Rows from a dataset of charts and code
[BEGIN]

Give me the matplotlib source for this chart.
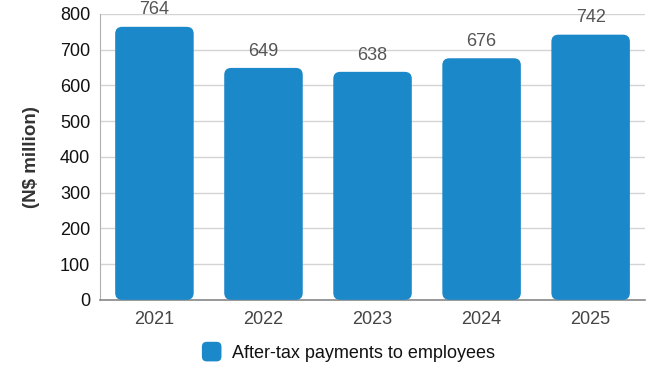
import matplotlib.pyplot as plt
from matplotlib.patches import FancyBboxPatch
from matplotlib.legend_handler import HandlerPatch

plt.rcParams['font.family'] = ['Liberation Sans', 'DejaVu Sans']

years = ['2021', '2022', '2023', '2024', '2025']
payments = [764, 649, 638, 676, 742]
bar_color = '#1b88c9'

fig = plt.figure(figsize=(6.53, 3.67), dpi=100)
ax = fig.add_axes([0.153, 0.183, 0.835, 0.779])
ax.set_xlim(-0.5, 4.5)
ax.set_ylim(0, 800)

# pixels per data unit, used to keep the rounded corners circular
px_x = 0.835 * 653 / 5.0
px_y = 0.779 * 367 / 800.0
aspect = px_x / px_y
width = 0.72
radius = 7 / px_x

for i, v in enumerate(payments):
    patch = FancyBboxPatch((i - width / 2, 0), width, v,
                           boxstyle=f'round,pad=0,rounding_size={radius}',
                           mutation_aspect=aspect, facecolor=bar_color,
                           edgecolor='none', zorder=3)
    ax.add_patch(patch)
    ax.annotate(str(v), (i, v), xytext=(0, 6), textcoords='offset points',
                ha='center', va='bottom', fontsize=13, color='#555555')

ax.set_xticks(range(len(years)))
ax.set_xticklabels(years)
ax.set_yticks(range(0, 801, 100))
ax.tick_params(axis='x', length=0, pad=8, labelsize=13, labelcolor='#444444')
ax.tick_params(axis='y', length=0, pad=7, labelsize=13, labelcolor='#111111')
ax.grid(axis='y', color='#d4d4d4', linewidth=1, zorder=0)
for s in ['top', 'right']:
    ax.spines[s].set_visible(False)
ax.spines['left'].set_color('#b0b0b0')
ax.spines['bottom'].set_color('#888888')
ax.spines['bottom'].set_linewidth(1.2)

ax.set_ylabel('(N$ million)', fontsize=13.5, fontweight='bold', color='#333333', labelpad=14)


class RoundHandler(HandlerPatch):
    def create_artists(self, legend, orig_handle, xdescent, ydescent,
                       width, height, fontsize, trans):
        s = height * 1.55
        p = FancyBboxPatch((width - s - xdescent, -ydescent - (s - height) / 2), s, s,
                           boxstyle=f'round,pad=0,rounding_size={s * 0.25}',
                           facecolor=bar_color, edgecolor='none', transform=trans)
        return [p]


handle = FancyBboxPatch((0, 0), 1, 1, facecolor=bar_color)
fig.legend([handle], ['After-tax payments to employees'],
           handler_map={FancyBboxPatch: RoundHandler()},
           loc='center', bbox_to_anchor=(0.535, 0.037), frameon=False,
           fontsize=13, handlelength=1.0, handletextpad=0.6,
           labelcolor='#111111')

fig.savefig('out.png', dpi=100)
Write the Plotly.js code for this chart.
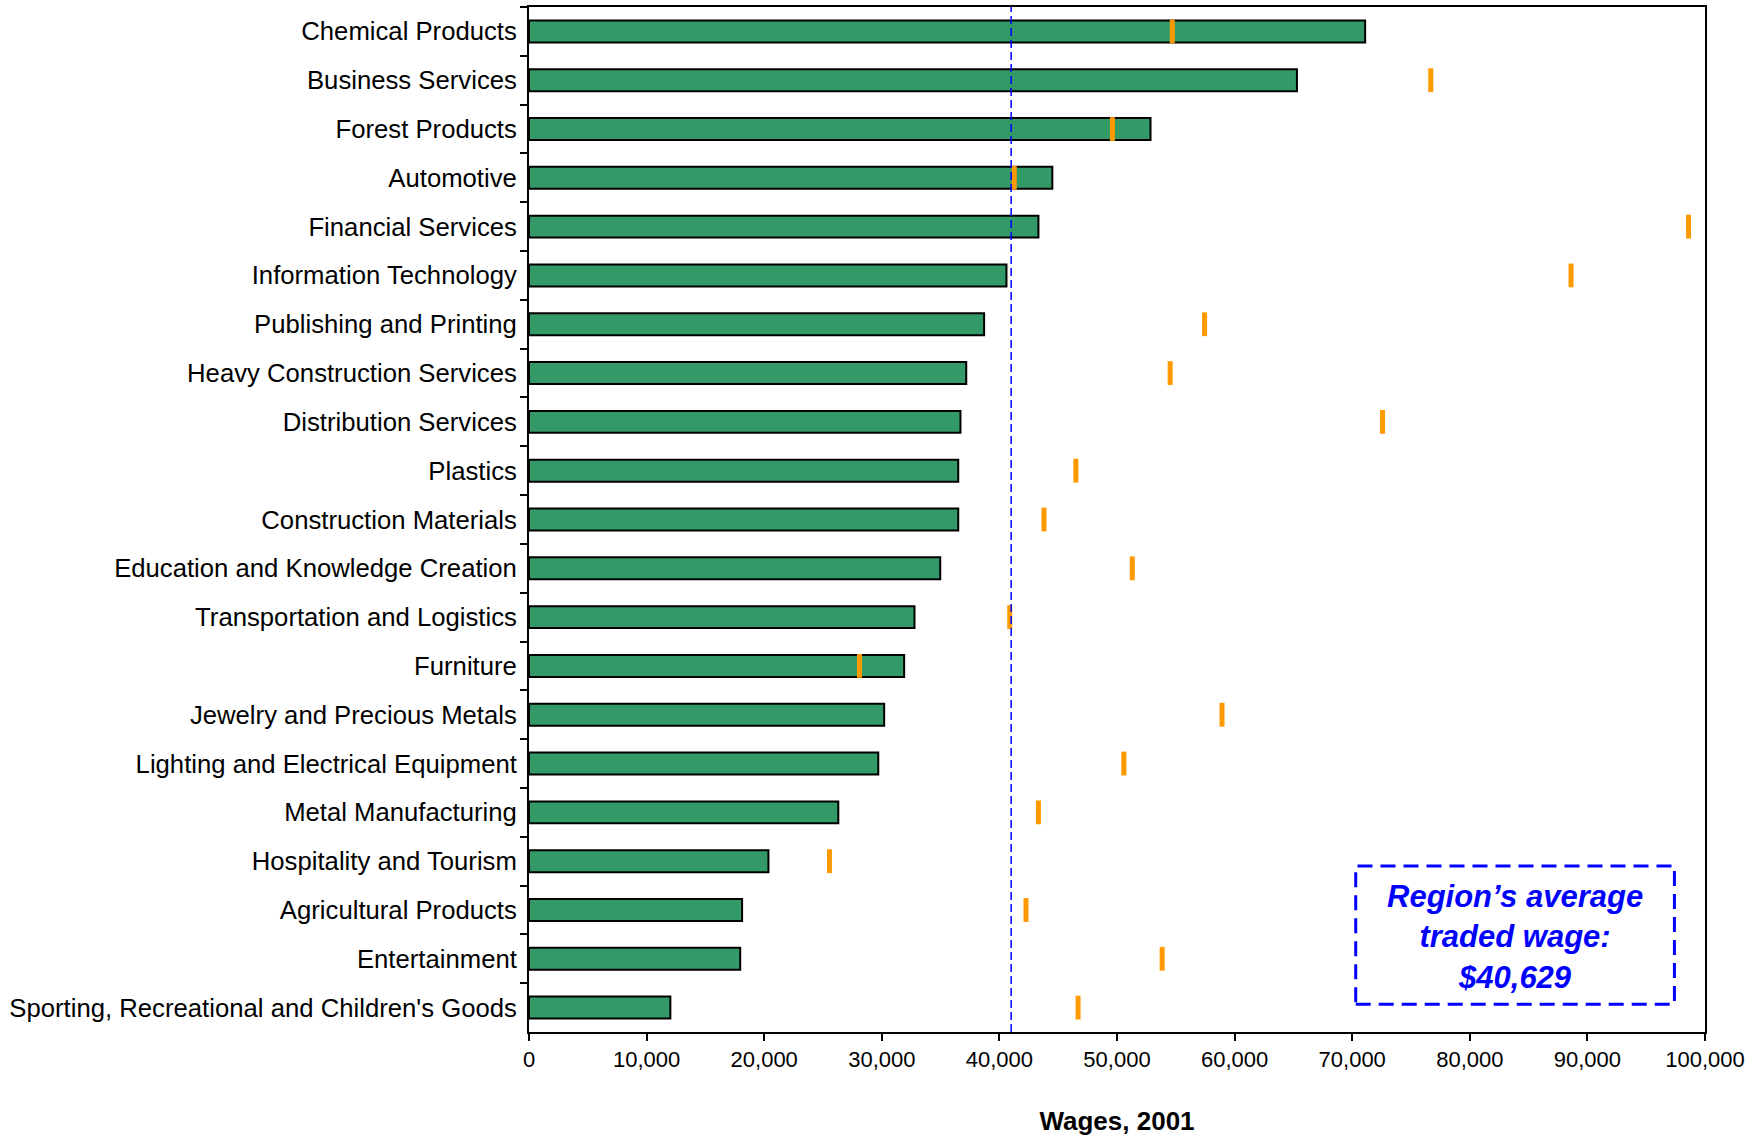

[END]

§ STATED PROBLEM
Transcribe the entries from their first line to the line that holds "plt.rcParams['font.family'] = ['Liberation", both included, and skip every picture.

§ WRITTEN RESPONSE
Give me the matplotlib source for this chart.
import matplotlib.pyplot as plt
from matplotlib.patches import FancyBboxPatch
from matplotlib.legend_handler import HandlerPatch

plt.rcParams['font.family'] = ['Liberation Sans', 'DejaVu Sans']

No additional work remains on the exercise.